Она подняла пылавшее лицо; на щеках виднелись несколько слезинок, а из больших голубых глаз струилась явная страсть. Она сложила свои прекрасные белые с тонкими пальцами руки и положила их мне на колени.
— Говорите, отец мой, — повторяла она. — От вас зависит погубить или спасти мою душу.
Я с любопытством следил за ее изящными грациозными движениями, с удовольствием отмечая, насколько эта женщина была выше моих прежних пошлых любовниц.
Я сжал ее руки и, жгучим взглядом смотря на нее, прошептал:
— Милая дочь моя, чтобы излечить рану, врач должен видеть ее. Так говорите же, сознайтесь в своих ошибках, как бы велики и ужасны они ни были, и если вы ослабеете под тяжестью своих признаний, то я — с вами, и мои объятия поддержат вас, а принадлежащее вам всецело отеческое сердце — утешит. Говорите же скорее, дабы мои слова утешения и прощения, которое я вам дам именем нашего божественного Учителя, осушили скорее ваши слезы и разогнали тучи с вашего прекрасного чела.
Я крепко сжал ее горячие руки и почти к самым губам приложил любопытное, жадное ухо.
— Отец мой, я совершила гнусное и противоестественное преступление, но меня увлек страх, что Альберт потеряет значительную часть своего наследства. Муж мой намеревался завещать большие поместья вашему монастырю, как часть старшего сына, принявшего монашество, и тогда…
Она остановилась и совсем опустила голову; я слушал, затаив дыхание; теперь наступало признание.
— Ну! Что же вы сделали? Говорите!
— Чтобы помешать этому, я отравила его, — прошептала она упавшим голосом.
Я подозревал это, но дело было в том, чтобы достойно провести свою роль и узнать остальное. Потому я оттолкнул ее, вскочил на ноги и отступил к двери.
— Несчастная. Вы совершили такое страшное преступление, чтобы лишить монастырь принадлежавшего ему по праву имущества! О, дочь моя, я считал вас менее преступной! Вы воспрепятствовали тому, чтобы земное богатство поступило в церковь, в святое место, единственное могущее дать вам мир и спасение. Если бы вы еще совершили это злодеяние из личного расчета, страсти, незаконной любви, это было бы простительно, но обокрасть церковь!.. — Я провел рукою по лбу. — Я не могу оставаться здесь; ваше признание меня подавило…
Я сделал вид, что ухожу. Она слушала меня с ужасом и бросилась к моим ногам.
— Отец мой, не покидайте меня; я хочу открыть вам всю душу, все побуждение моего поступка; только ради Бога, останьтесь, простите меня.
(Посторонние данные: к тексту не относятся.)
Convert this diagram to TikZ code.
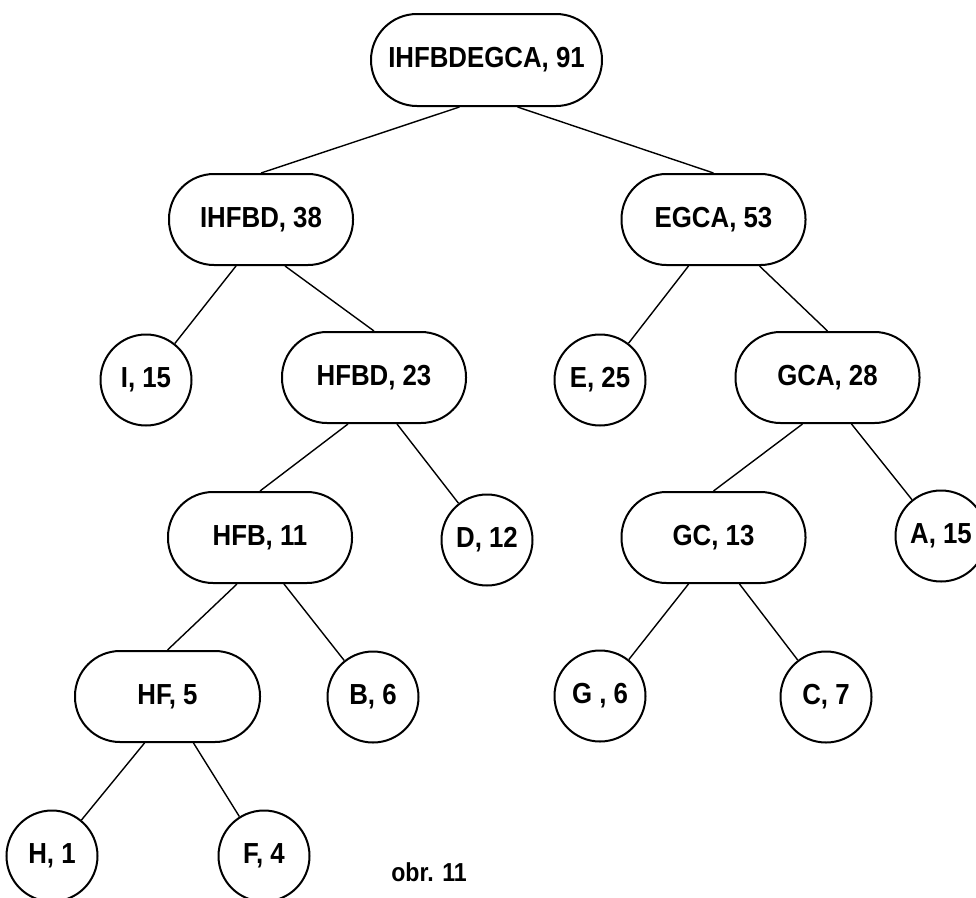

— Дочь моя, — сказал я, притворяясь, будто несколько успокоился, — только полное признание может заставить меня вернуть вам мое расположение; скажу более, сохранить чисто земную любовь, которую вы мне внушили, мне, бедному изгнаннику, лишенному права на наслаждения жизнью. Я монах и слишком крепко связан клятвой для того, чтобы осмелиться извинять столь вредное для интересов общины вмешательство. Лишь когда вы примиритесь с церковью, тогда только я могу сказать вам; не отталкивайте меня, позвольте мне быть вашим другом, вашим доверенным и помочь вам получить прощение неба.
По мере того как я говорил, все более и более увлекаясь, отчаяние, застывшее на лице графини, сменялось выражением бесконечного счастья. Она встала и схватила мою руку.